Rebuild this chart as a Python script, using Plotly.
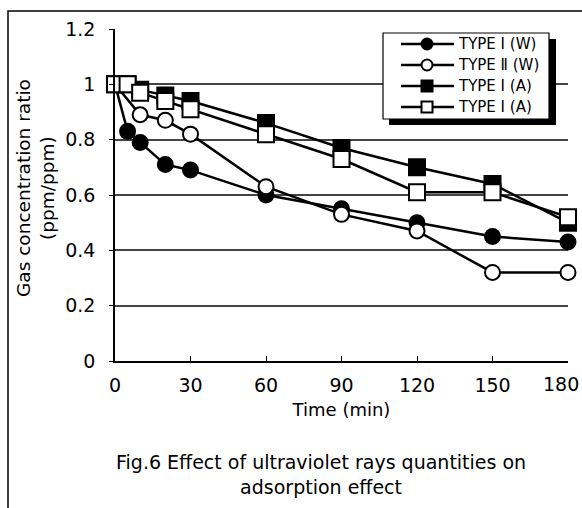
import plotly.graph_objects as go

# ---- data ----
time_w1 = [0, 5, 10, 20, 30, 60, 90, 120, 150, 180]
type1_w = [1.0, 0.83, 0.79, 0.71, 0.69, 0.60, 0.55, 0.50, 0.45, 0.43]

time_w2 = [0, 10, 20, 30, 60, 90, 120, 150, 180]
type2_w = [1.0, 0.89, 0.87, 0.82, 0.63, 0.53, 0.47, 0.32, 0.32]

time_a = [0, 5, 10, 20, 30, 60, 90, 120, 150, 180]
type1_a_filled = [1.0, 1.0, 0.98, 0.96, 0.94, 0.86, 0.77, 0.70, 0.64, 0.50]
type1_a_open = [1.0, 1.0, 0.97, 0.94, 0.91, 0.82, 0.73, 0.61, 0.61, 0.52]

names = ["TYPE Ⅰ (W)", "TYPE Ⅱ (W)", "TYPE Ⅰ (A)", "TYPE Ⅰ (A)"]
x_ticks = [0, 30, 60, 90, 120, 150, 180]
x_tick_text = ["0", "30", "60", "90", "120", "150", ""]
last_tick_label = "180"
y_ticks = [0, 0.2, 0.4, 0.6, 0.8, 1.0, 1.2]
y_tick_text = ["0", "0.2", "0.4", "0.6", "0.8", "1", "1.2"]

FONT = "DejaVu Sans, Noto Sans CJK JP, sans-serif"

symbols = ["circle", "circle", "square", "square"]
fills = ["black", "white", "black", "white"]
sizes = [15, 15, 16, 16]

fig = go.Figure()
series = [(time_w1, type1_w), (time_w2, type2_w),
          (time_a, type1_a_filled), (time_a, type1_a_open)]
for (xs, ys), nm, sym, fill, sz in zip(series, names, symbols, fills, sizes):
    fig.add_trace(go.Scatter(
        x=xs, y=ys, name=nm, mode="lines+markers",
        line=dict(color="black", width=2.5),
        marker=dict(symbol=sym, size=sz, color=fill,
                    line=dict(color="black", width=2)),
        cliponaxis=False, showlegend=False,
    ))

W, H = 582, 508
L, R, T, B = 115, 14, 29, 147
pw = W - L - R
ph = H - T - B

def px_x(p):
    return (p - L) / pw

def px_y(p):
    return (H - B - p) / ph

fig.update_layout(
    width=W, height=H,
    margin=dict(l=L, r=R, t=T, b=B, pad=0),
    paper_bgcolor="white", plot_bgcolor="white",
    font=dict(family=FONT, color="black", size=19),
    showlegend=False,
    xaxis=dict(
        range=[0, 180], tickvals=x_ticks, ticktext=x_tick_text,
        ticks="inside", ticklen=5,
        tickcolor="black", showline=True, linecolor="black", linewidth=1.5,
        showgrid=False, zeroline=False, tickfont=dict(size=19),
        ticklabelstandoff=6,
        title=dict(text="Time (min)", font=dict(size=18), standoff=9),
    ),
    yaxis=dict(
        range=[0, 1.2], tickvals=y_ticks, ticktext=y_tick_text,
        ticks="outside", ticklen=4, tickcolor="black",
        showline=True, linecolor="black", linewidth=1.5,
        showgrid=True, gridcolor="#444444", gridwidth=1.5,
        zeroline=False, tickfont=dict(size=19), ticklabelstandoff=10,
    ),
)

# last x tick label, kept inside the right edge
fig.add_annotation(
    text=last_tick_label, x=px_x(581), xref="paper", y=px_y(384), yref="paper",
    xanchor="right", yanchor="middle", showarrow=False,
    font=dict(size=19, family=FONT),
)
# y-axis title (two lines, rotated)
fig.add_annotation(
    text="Gas concentration ratio<br>(ppm/ppm)", textangle=-90,
    x=px_x(35), y=px_y(188), xref="paper", yref="paper",
    xanchor="center", yanchor="middle",
    showarrow=False, font=dict(size=18.5, family=FONT),
)
# caption
fig.add_annotation(
    text="Fig.6 Effect of ultraviolet rays quantities on<br>adsorption effect",
    x=px_x(321), y=px_y(474), xref="paper", yref="paper",
    xanchor="center", yanchor="middle",
    showarrow=False, font=dict(size=19, family=FONT),
)
# outer frame
fig.add_shape(type="rect", xref="paper", yref="paper",
              x0=px_x(8), x1=px_x(600), y0=px_y(530), y1=px_y(11),
              line=dict(color="black", width=1.5), fillcolor="rgba(0,0,0,0)",
              layer="above")

# ---- legend (drawn manually to match the boxed, shadowed legend) ----
bx0, bx1, by0, by1 = 383, 549, 33, 119
fig.add_shape(type="rect", xref="paper", yref="paper",
              x0=px_x(bx0 + 6), x1=px_x(bx1 + 7), y0=px_y(by1 + 6), y1=px_y(by0 + 6),
              line=dict(width=0), fillcolor="black", layer="above")
fig.add_shape(type="rect", xref="paper", yref="paper",
              x0=px_x(bx0), x1=px_x(bx1), y0=px_y(by1), y1=px_y(by0),
              line=dict(color="black", width=1.2), fillcolor="white", layer="above")
row_y = [44, 65, 86, 107]
lx0, lx1, mx, tx = 401, 454, 427, 456
r = 5.5
for ry, nm, sym, fill in zip(row_y, names, symbols, fills):
    fig.add_shape(type="line", xref="paper", yref="paper",
                  x0=px_x(lx0), x1=px_x(lx1), y0=px_y(ry), y1=px_y(ry),
                  line=dict(color="black", width=2.5), layer="above")
    fig.add_shape(type="circle" if sym == "circle" else "rect",
                  xref="paper", yref="paper",
                  x0=px_x(mx - r), x1=px_x(mx + r), y0=px_y(ry + r), y1=px_y(ry - r),
                  line=dict(color="black", width=2), fillcolor=fill, layer="above")
    fig.add_annotation(text=nm, x=px_x(tx), y=px_y(ry), xref="paper", yref="paper",
                       xanchor="left", yanchor="middle", showarrow=False,
                       font=dict(size=15, family=FONT))

fig.write_html("out.html")
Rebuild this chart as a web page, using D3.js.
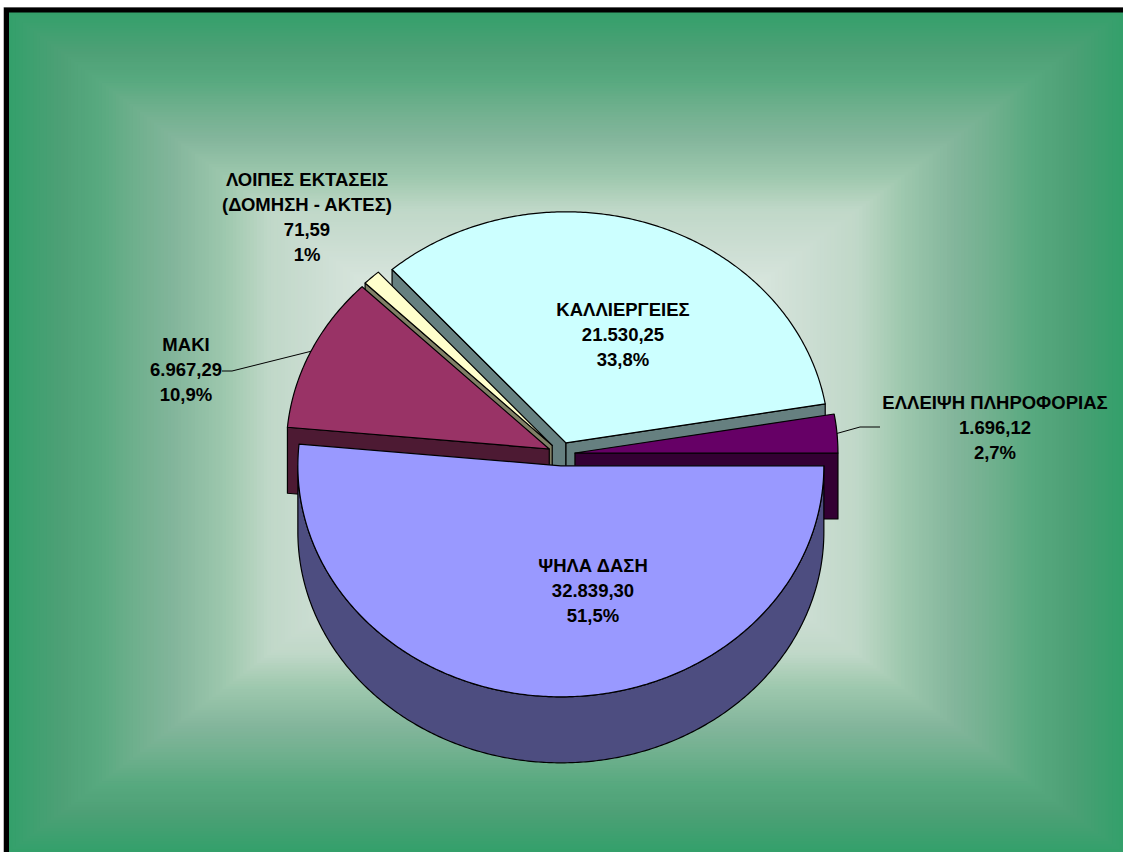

» **Problem requirements**
Strip out the pictures and quote the remaining data word for word.

» **The completed task**
Rebuild this chart as a Python script, using Plotly.
import plotly.graph_objects as go

# ---- data ----
time_w1 = [0, 5, 10, 20, 30, 60, 90, 120, 150, 180]
type1_w = [1.0, 0.83, 0.79, 0.71, 0.69, 0.60, 0.55, 0.50, 0.45, 0.43]

time_w2 = [0, 10, 20, 30, 60, 90, 120, 150, 180]
type2_w = [1.0, 0.89, 0.87, 0.82, 0.63, 0.53, 0.47, 0.32, 0.32]

time_a = [0, 5, 10, 20, 30, 60, 90, 120, 150, 180]
type1_a_filled = [1.0, 1.0, 0.98, 0.96, 0.94, 0.86, 0.77, 0.70, 0.64, 0.50]
type1_a_open = [1.0, 1.0, 0.97, 0.94, 0.91, 0.82, 0.73, 0.61, 0.61, 0.52]

names = ["TYPE Ⅰ (W)", "TYPE Ⅱ (W)", "TYPE Ⅰ (A)", "TYPE Ⅰ (A)"]
x_ticks = [0, 30, 60, 90, 120, 150, 180]
x_tick_text = ["0", "30", "60", "90", "120", "150", ""]
last_tick_label = "180"
y_ticks = [0, 0.2, 0.4, 0.6, 0.8, 1.0, 1.2]
y_tick_text = ["0", "0.2", "0.4", "0.6", "0.8", "1", "1.2"]

FONT = "DejaVu Sans, Noto Sans CJK JP, sans-serif"

symbols = ["circle", "circle", "square", "square"]
fills = ["black", "white", "black", "white"]
sizes = [15, 15, 16, 16]

fig = go.Figure()
series = [(time_w1, type1_w), (time_w2, type2_w),
          (time_a, type1_a_filled), (time_a, type1_a_open)]
for (xs, ys), nm, sym, fill, sz in zip(series, names, symbols, fills, sizes):
    fig.add_trace(go.Scatter(
        x=xs, y=ys, name=nm, mode="lines+markers",
        line=dict(color="black", width=2.5),
        marker=dict(symbol=sym, size=sz, color=fill,
                    line=dict(color="black", width=2)),
        cliponaxis=False, showlegend=False,
    ))

W, H = 582, 508
L, R, T, B = 115, 14, 29, 147
pw = W - L - R
ph = H - T - B

def px_x(p):
    return (p - L) / pw

def px_y(p):
    return (H - B - p) / ph

fig.update_layout(
    width=W, height=H,
    margin=dict(l=L, r=R, t=T, b=B, pad=0),
    paper_bgcolor="white", plot_bgcolor="white",
    font=dict(family=FONT, color="black", size=19),
    showlegend=False,
    xaxis=dict(
        range=[0, 180], tickvals=x_ticks, ticktext=x_tick_text,
        ticks="inside", ticklen=5,
        tickcolor="black", showline=True, linecolor="black", linewidth=1.5,
        showgrid=False, zeroline=False, tickfont=dict(size=19),
        ticklabelstandoff=6,
        title=dict(text="Time (min)", font=dict(size=18), standoff=9),
    ),
    yaxis=dict(
        range=[0, 1.2], tickvals=y_ticks, ticktext=y_tick_text,
        ticks="outside", ticklen=4, tickcolor="black",
        showline=True, linecolor="black", linewidth=1.5,
        showgrid=True, gridcolor="#444444", gridwidth=1.5,
        zeroline=False, tickfont=dict(size=19), ticklabelstandoff=10,
    ),
)

# last x tick label, kept inside the right edge
fig.add_annotation(
    text=last_tick_label, x=px_x(581), xref="paper", y=px_y(384), yref="paper",
    xanchor="right", yanchor="middle", showarrow=False,
    font=dict(size=19, family=FONT),
)
# y-axis title (two lines, rotated)
fig.add_annotation(
    text="Gas concentration ratio<br>(ppm/ppm)", textangle=-90,
    x=px_x(35), y=px_y(188), xref="paper", yref="paper",
    xanchor="center", yanchor="middle",
    showarrow=False, font=dict(size=18.5, family=FONT),
)
# caption
fig.add_annotation(
    text="Fig.6 Effect of ultraviolet rays quantities on<br>adsorption effect",
    x=px_x(321), y=px_y(474), xref="paper", yref="paper",
    xanchor="center", yanchor="middle",
    showarrow=False, font=dict(size=19, family=FONT),
)
# outer frame
fig.add_shape(type="rect", xref="paper", yref="paper",
              x0=px_x(8), x1=px_x(600), y0=px_y(530), y1=px_y(11),
              line=dict(color="black", width=1.5), fillcolor="rgba(0,0,0,0)",
              layer="above")

# ---- legend (drawn manually to match the boxed, shadowed legend) ----
bx0, bx1, by0, by1 = 383, 549, 33, 119
fig.add_shape(type="rect", xref="paper", yref="paper",
              x0=px_x(bx0 + 6), x1=px_x(bx1 + 7), y0=px_y(by1 + 6), y1=px_y(by0 + 6),
              line=dict(width=0), fillcolor="black", layer="above")
fig.add_shape(type="rect", xref="paper", yref="paper",
              x0=px_x(bx0), x1=px_x(bx1), y0=px_y(by1), y1=px_y(by0),
              line=dict(color="black", width=1.2), fillcolor="white", layer="above")
row_y = [44, 65, 86, 107]
lx0, lx1, mx, tx = 401, 454, 427, 456
r = 5.5
for ry, nm, sym, fill in zip(row_y, names, symbols, fills):
    fig.add_shape(type="line", xref="paper", yref="paper",
                  x0=px_x(lx0), x1=px_x(lx1), y0=px_y(ry), y1=px_y(ry),
                  line=dict(color="black", width=2.5), layer="above")
    fig.add_shape(type="circle" if sym == "circle" else "rect",
                  xref="paper", yref="paper",
                  x0=px_x(mx - r), x1=px_x(mx + r), y0=px_y(ry + r), y1=px_y(ry - r),
                  line=dict(color="black", width=2), fillcolor=fill, layer="above")
    fig.add_annotation(text=nm, x=px_x(tx), y=px_y(ry), xref="paper", yref="paper",
                       xanchor="left", yanchor="middle", showarrow=False,
                       font=dict(size=15, family=FONT))

fig.write_html("out.html")
Rebuild this chart as a web page, using D3.js.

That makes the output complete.